Activities of HRDI India Laws

Working towards justice and legislation for all domestic workers

JUSTICE AND LEGISLATION

Working towards justice and legislation for all domestic workers

Domestic work is not recognized as labour and hence they have no rights such as fixed working hours, weekly offs, medical benefits or paid leave. They are not included in any labour law or Bill.

The Acts which do not include domestic workers:

  • The Workman’s Compensation Act of 1923
  • The Weekly Holiday Act of 1942
  • The Maternity Benefit Act of 1961
  • The Personal Injury Act of 1963
  • Gratuity Act of 1978
  • The Industrail Dispute Act-1948

Through active lobbying, advocacy and campaigning the National Domestic Workers’ Movement (NDWM) works towards helping domestic workers attain their rights and demand justice for them as workers.

The Movement organizes awareness programs, advocacy and campaigns, lobbying and consultations for stakeholders and duty bearers which include advocacy with government officials and law enforcement agencies at gram (village), Municipal, state and national levels.

Despite the resistance, the recognition of Domestic Workers’ Rights is growing in State Governments, as well as in Central Governments. Many rights have been established and yet many more are still to be achieved.

Justice & Legislation till date:

  • After ten years of advocacy work for the implementation of legislations protecting domestic workers, the National Domestic Workers’ Movement has had an important breakthrough. Advocates Mr. Colin Gonsalves, Ms. Aparna Bhat, Mr. P. Ramesh Kumar, and Mr. Vipin M. Benjamin filed the Public Interest Litigation, National Domestic Workers’ Welfare Trust and Others (Petitioners) versus Union of India (Respondent). This lawsuit seeks to compel the respondent to enact a comprehensive legislation protecting the rights of domestic workers throughout India. On April 10, 2003, the Honorable Justices Mrs. Ruma Pal and Mr. B.N. Srikrishna of the Supreme Court of India have agreed to hear our Public Interest Litigation (PIL).
  • The Tamil Nadu Government, State of Tamil Nadu, India, included Domestic Workers in their Unorganized Workers Group.

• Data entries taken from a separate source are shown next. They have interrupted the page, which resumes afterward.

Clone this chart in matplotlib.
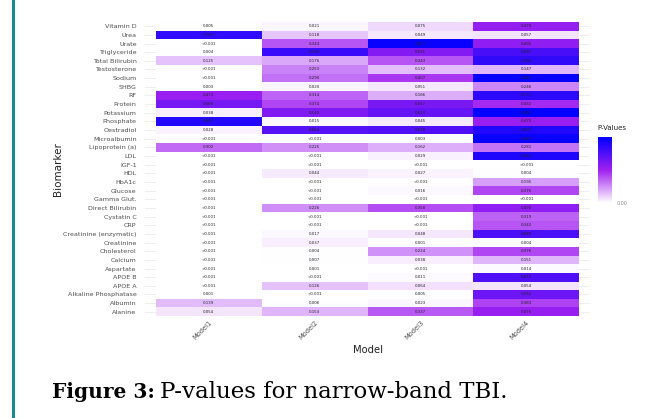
import numpy as np
import matplotlib.pyplot as plt
from matplotlib.colors import LinearSegmentedColormap, Normalize
from matplotlib.colorbar import ColorbarBase

biomarkers = ['Vitamin D', 'Urea', 'Urate', 'Triglyceride', 'Total Bilirubin',
              'Testosterone', 'Sodium', 'SHBG', 'RF', 'Protein', 'Potassium',
              'Phosphate', 'Oestradiol', 'Microalbumin', 'Lipoprotein (a)', 'LDL',
              'IGF-1', 'HDL', 'HbA1c', 'Glucose', 'Gamma Glut.', 'Direct Bilirubin',
              'Cystatin C', 'CRP', 'Creatinine (enzymatic)', 'Creatinine',
              'Cholesterol', 'Calcium', 'Aspartate', 'APOE B', 'APOE A',
              'Alkaline Phosphatase', 'Albumin', 'Alanine']
models = ['Model1', 'Model2', 'Model3', 'Model4']

model1 = ['0.005', '0.763', '<0.001', '0.004', '0.125', '<0.001', '<0.001', '0.003',
          '0.473', '0.568', '0.038', '0.801', '0.028', '<0.001', '0.302', '<0.001',
          '<0.001', '<0.001', '<0.001', '<0.001', '<0.001', '<0.001', '<0.001',
          '<0.001', '<0.001', '<0.001', '<0.001', '<0.001', '<0.001', '<0.001',
          '<0.001', '0.001', '0.139', '0.054']
model2 = ['0.021', '0.118', '0.343', '0.740', '0.176', '0.253', '0.290', '0.020',
          '0.314', '0.374', '0.540', '0.015', '0.654', '<0.001', '0.225', '<0.001',
          '<0.001', '0.044', '<0.001', '<0.001', '<0.001', '0.226', '<0.001',
          '<0.001', '0.017', '0.037', '0.004', '0.007', '0.001', '<0.001',
          '0.126', '<0.001', '0.006', '0.153']
model3 = ['0.075', '0.049', '0.877', '0.531', '0.343', '0.132', '0.407', '0.051',
          '0.166', '0.557', '0.613', '0.045', '0.678', '0.003', '0.162', '0.029',
          '<0.001', '0.027', '<0.001', '0.016', '<0.001', '0.358', '<0.001',
          '<0.001', '0.048', '0.001', '0.224', '0.038', '<0.001', '0.011',
          '0.064', '0.005', '0.023', '0.337']
model4 = ['0.479', '0.057', '0.495', '0.697', '0.760', '0.147', '0.882', '0.246',
          '0.771', '0.432', '0.892', '0.470', '0.807', '0.878', '0.281', '0.814',
          '<0.001', '0.004', '0.195', '0.376', '<0.001', '0.493', '0.319',
          '0.342', '0.689', '0.004', '0.376', '0.151', '0.014', '0.675',
          '0.054', '0.592', '0.383', '0.476']

labels = np.array([model1, model2, model3, model4]).T
values = np.vectorize(lambda s: 0.0 if s.startswith('<') else float(s))(labels)

cmap = LinearSegmentedColormap.from_list('pv', ['#ffffff', '#a020f0', '#0000ff'])
norm = Normalize(vmin=0, vmax=0.9)

fig = plt.figure(figsize=(6.69, 4.18), dpi=100)
W, H = 669, 418

# page frame: teal bar on the left
fig.add_artist(plt.Line2D([13 / W, 13 / W], [0, 1], color='#1a8a8a', lw=2.2))

nrow = len(biomarkers)
ax = fig.add_axes([145 / W, (H - 317) / H, 445 / W, 296 / H])
ax.set_xlim(-0.6, 3.6)
ax.set_ylim(nrow - 0.4, -0.6)
for i in range(nrow):
    ax.axhline(i, color='#ebebeb', lw=0.6, zorder=0)
ax.pcolormesh(np.arange(5) - 0.5, np.arange(nrow + 1) - 0.5, values,
              cmap=cmap, norm=norm, zorder=1)
for i in range(nrow):
    for j in range(4):
        ax.text(j, i, labels[i, j], ha='center', va='center', fontsize=2.8,
                color='#222222', zorder=2)

for s in ax.spines.values():
    s.set_visible(False)
ax.set_yticks(range(nrow))
ax.set_yticklabels(biomarkers, fontsize=4.6, color='#4d4d4d')
ax.set_xticks(range(4))
ax.set_xticklabels(models, fontsize=4.8, color='#4d4d4d', rotation=45,
                   ha='right', rotation_mode='anchor')
ax.tick_params(axis='both', length=0, pad=2)
ax.tick_params(axis='y', pad=6)
ax.set_ylabel('Biomarker', fontsize=7.5, color='#222222', labelpad=0)
ax.set_xlabel('Model', fontsize=7.2, color='#222222', labelpad=3)

# colour bar
cax = fig.add_axes([598 / W, (H - 203) / H, 14 / W, 66 / H])
cb = ColorbarBase(cax, cmap=cmap, norm=norm, orientation='vertical')
cb.outline.set_visible(False)
cb.set_ticks([0])
cb.set_ticklabels(['0.00'])
cax.tick_params(labelsize=3.5, length=0, colors='#888888', pad=3)
fig.text(597 / W, (H - 131) / H, 'P-Values', fontsize=5, color='#222222',
         ha='left', va='bottom')

# caption
fig.text(52 / W, (H - 398) / H, 'Figure 3:', fontsize=14.5, fontweight='bold',
         family='DejaVu Serif', ha='left', va='baseline')
fig.text(160 / W, (H - 398) / H, 'P-values for narrow-band TBI.', fontsize=16.5,
         family='DejaVu Serif', ha='left', va='baseline')

fig.savefig('out.png', dpi=100)
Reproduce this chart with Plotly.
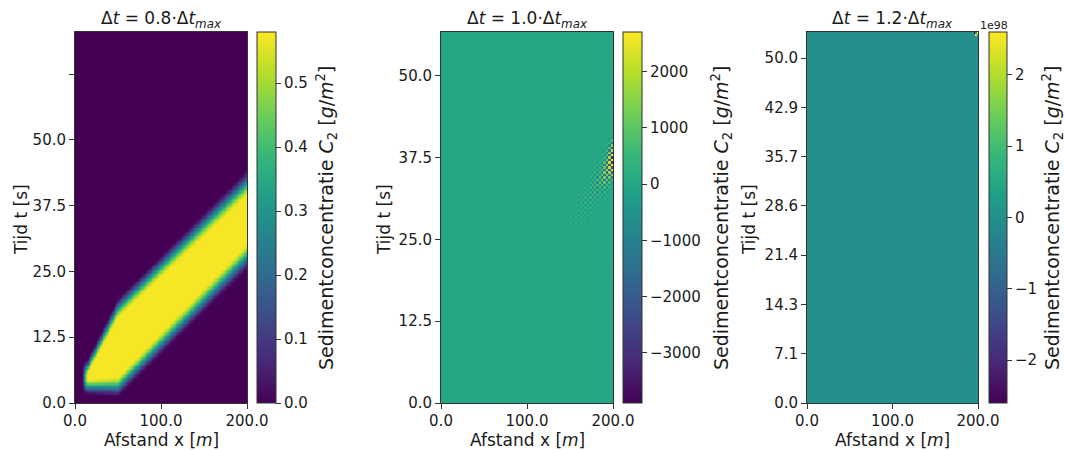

The Tamil Nadu Domestic Workers Welfare Board was constituted on the 22nd January 2007. The notification for the Minimum Wage Act for Domestic Workers was passed in August 2007.
  • The Central government amended the Central Civil Service Conduct rules to prohibit any government official/civil servants from employing children below the age of 14 years as domestic workers.
  • Indian law prohibits the employment of children below 14 years age, in certain occupations in accordance to the Child Labour (Prohibition & Regulation) Act 1986. By 10th October 2006, the ban on child labour included employment of children in domestic work.
  • Karnataka government passed the Minimum Wage Act for Domestic workers on 1st April 2004
  • Notification for Minimum Wage Act for Domestic Workers were passed by the following State Governments: Kerala (23rd May 2005), Andhra Pradesh (24th April 2007) and Rajasthan ( 4th July 2007).
  • The Unorganised Sector Workers’ Social Security Bill, 2007 has been passed on 8th January 2008. This Bill also includes domestic workers in the unorganised sector of workers.
  • The Governements of Bihar, Jharkand and Orissa have incuded the DWs under Minimum Wage Shedule and fixed Minimum Wage for domestic workers.